* Task directions: Can you transcribe the data exactly? Leave the pictures out.

Plotting code records:
○ ○ ○ ○ ○ ○ ○

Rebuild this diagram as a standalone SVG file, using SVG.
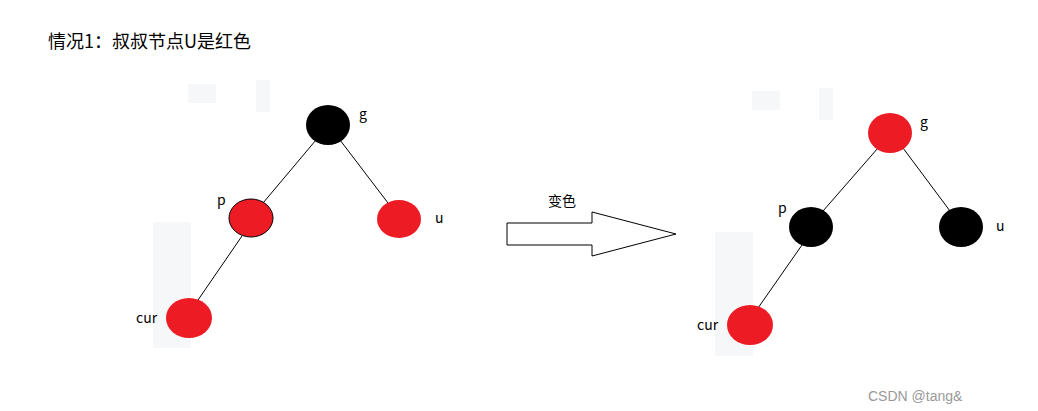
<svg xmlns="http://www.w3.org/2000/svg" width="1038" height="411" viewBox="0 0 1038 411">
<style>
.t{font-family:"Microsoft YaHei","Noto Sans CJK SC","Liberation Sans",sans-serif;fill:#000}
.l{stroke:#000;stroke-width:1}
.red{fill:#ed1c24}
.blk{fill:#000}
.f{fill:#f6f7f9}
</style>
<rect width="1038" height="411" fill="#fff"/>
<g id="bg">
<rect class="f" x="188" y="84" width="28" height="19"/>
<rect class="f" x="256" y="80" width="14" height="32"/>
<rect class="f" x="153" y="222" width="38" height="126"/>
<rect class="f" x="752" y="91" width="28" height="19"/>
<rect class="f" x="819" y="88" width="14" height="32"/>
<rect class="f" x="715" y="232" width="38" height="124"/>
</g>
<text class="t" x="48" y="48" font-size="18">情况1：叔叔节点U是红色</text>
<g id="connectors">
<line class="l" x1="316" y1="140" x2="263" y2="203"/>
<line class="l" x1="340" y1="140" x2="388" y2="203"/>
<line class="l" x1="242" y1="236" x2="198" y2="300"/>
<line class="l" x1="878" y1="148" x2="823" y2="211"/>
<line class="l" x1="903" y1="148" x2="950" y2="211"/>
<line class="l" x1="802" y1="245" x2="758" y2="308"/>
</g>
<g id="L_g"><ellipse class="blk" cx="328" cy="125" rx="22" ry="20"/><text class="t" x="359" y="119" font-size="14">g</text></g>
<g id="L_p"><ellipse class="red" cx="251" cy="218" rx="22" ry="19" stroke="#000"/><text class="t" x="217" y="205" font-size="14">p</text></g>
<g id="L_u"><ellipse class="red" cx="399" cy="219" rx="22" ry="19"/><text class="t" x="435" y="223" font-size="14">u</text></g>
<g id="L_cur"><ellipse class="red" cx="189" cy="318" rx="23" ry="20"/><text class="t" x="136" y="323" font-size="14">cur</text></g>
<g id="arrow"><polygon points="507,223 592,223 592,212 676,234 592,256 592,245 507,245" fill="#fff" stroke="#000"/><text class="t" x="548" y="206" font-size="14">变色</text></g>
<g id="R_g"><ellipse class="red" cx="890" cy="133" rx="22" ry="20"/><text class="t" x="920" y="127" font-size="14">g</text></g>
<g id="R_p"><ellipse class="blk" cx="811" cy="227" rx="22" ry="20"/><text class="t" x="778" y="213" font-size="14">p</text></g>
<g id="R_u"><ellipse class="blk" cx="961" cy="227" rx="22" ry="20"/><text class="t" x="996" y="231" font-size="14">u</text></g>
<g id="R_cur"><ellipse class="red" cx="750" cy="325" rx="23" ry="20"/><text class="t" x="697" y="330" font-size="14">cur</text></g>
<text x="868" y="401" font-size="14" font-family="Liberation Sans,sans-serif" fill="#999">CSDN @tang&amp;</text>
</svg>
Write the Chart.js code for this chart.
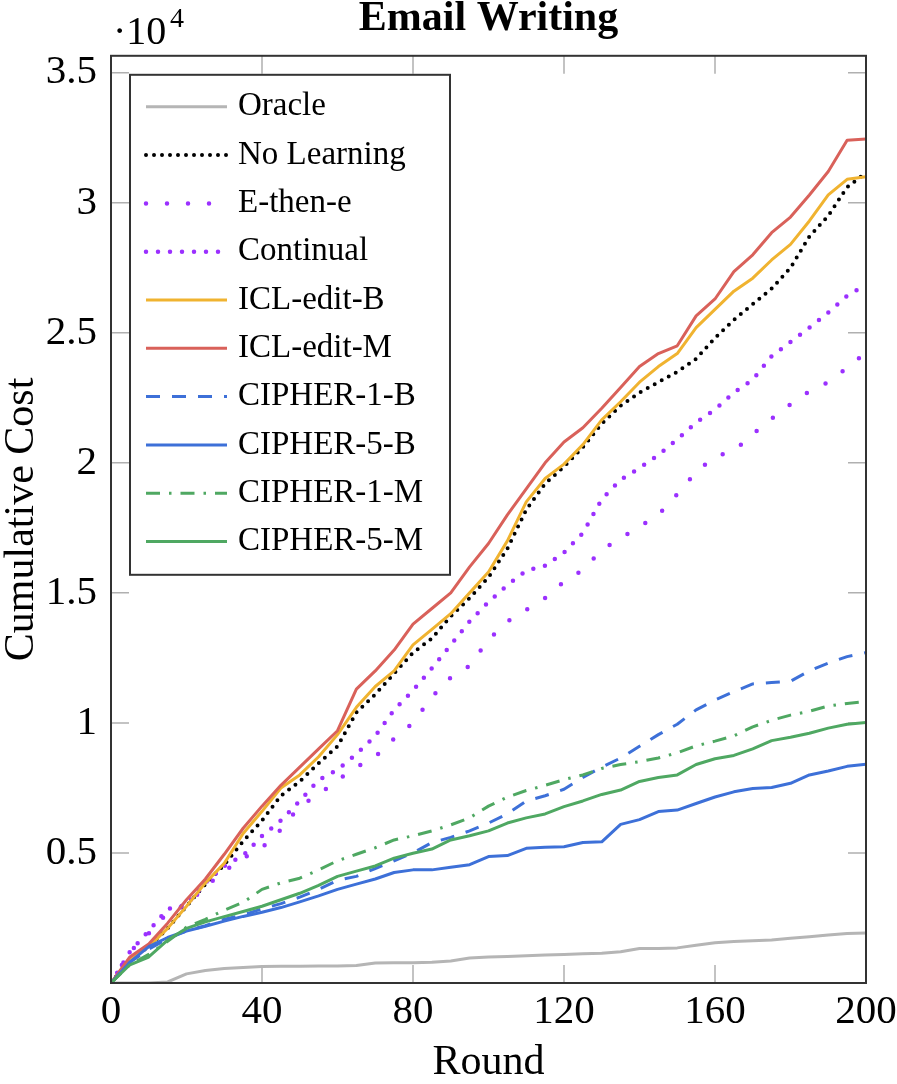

○ ○ ○ ○ ○ ○ ○

* Solved problem:
Rebuild this diagram as a standalone SVG file, using SVG.
<svg xmlns="http://www.w3.org/2000/svg" width="1038" height="411" viewBox="0 0 1038 411">
<style>
.t{font-family:"Microsoft YaHei","Noto Sans CJK SC","Liberation Sans",sans-serif;fill:#000}
.l{stroke:#000;stroke-width:1}
.red{fill:#ed1c24}
.blk{fill:#000}
.f{fill:#f6f7f9}
</style>
<rect width="1038" height="411" fill="#fff"/>
<g id="bg">
<rect class="f" x="188" y="84" width="28" height="19"/>
<rect class="f" x="256" y="80" width="14" height="32"/>
<rect class="f" x="153" y="222" width="38" height="126"/>
<rect class="f" x="752" y="91" width="28" height="19"/>
<rect class="f" x="819" y="88" width="14" height="32"/>
<rect class="f" x="715" y="232" width="38" height="124"/>
</g>
<text class="t" x="48" y="48" font-size="18">情况1：叔叔节点U是红色</text>
<g id="connectors">
<line class="l" x1="316" y1="140" x2="263" y2="203"/>
<line class="l" x1="340" y1="140" x2="388" y2="203"/>
<line class="l" x1="242" y1="236" x2="198" y2="300"/>
<line class="l" x1="878" y1="148" x2="823" y2="211"/>
<line class="l" x1="903" y1="148" x2="950" y2="211"/>
<line class="l" x1="802" y1="245" x2="758" y2="308"/>
</g>
<g id="L_g"><ellipse class="blk" cx="328" cy="125" rx="22" ry="20"/><text class="t" x="359" y="119" font-size="14">g</text></g>
<g id="L_p"><ellipse class="red" cx="251" cy="218" rx="22" ry="19" stroke="#000"/><text class="t" x="217" y="205" font-size="14">p</text></g>
<g id="L_u"><ellipse class="red" cx="399" cy="219" rx="22" ry="19"/><text class="t" x="435" y="223" font-size="14">u</text></g>
<g id="L_cur"><ellipse class="red" cx="189" cy="318" rx="23" ry="20"/><text class="t" x="136" y="323" font-size="14">cur</text></g>
<g id="arrow"><polygon points="507,223 592,223 592,212 676,234 592,256 592,245 507,245" fill="#fff" stroke="#000"/><text class="t" x="548" y="206" font-size="14">变色</text></g>
<g id="R_g"><ellipse class="red" cx="890" cy="133" rx="22" ry="20"/><text class="t" x="920" y="127" font-size="14">g</text></g>
<g id="R_p"><ellipse class="blk" cx="811" cy="227" rx="22" ry="20"/><text class="t" x="778" y="213" font-size="14">p</text></g>
<g id="R_u"><ellipse class="blk" cx="961" cy="227" rx="22" ry="20"/><text class="t" x="996" y="231" font-size="14">u</text></g>
<g id="R_cur"><ellipse class="red" cx="750" cy="325" rx="23" ry="20"/><text class="t" x="697" y="330" font-size="14">cur</text></g>
<text x="868" y="401" font-size="14" font-family="Liberation Sans,sans-serif" fill="#999">CSDN @tang&amp;</text>
</svg>
Write the Chart.js code for this chart.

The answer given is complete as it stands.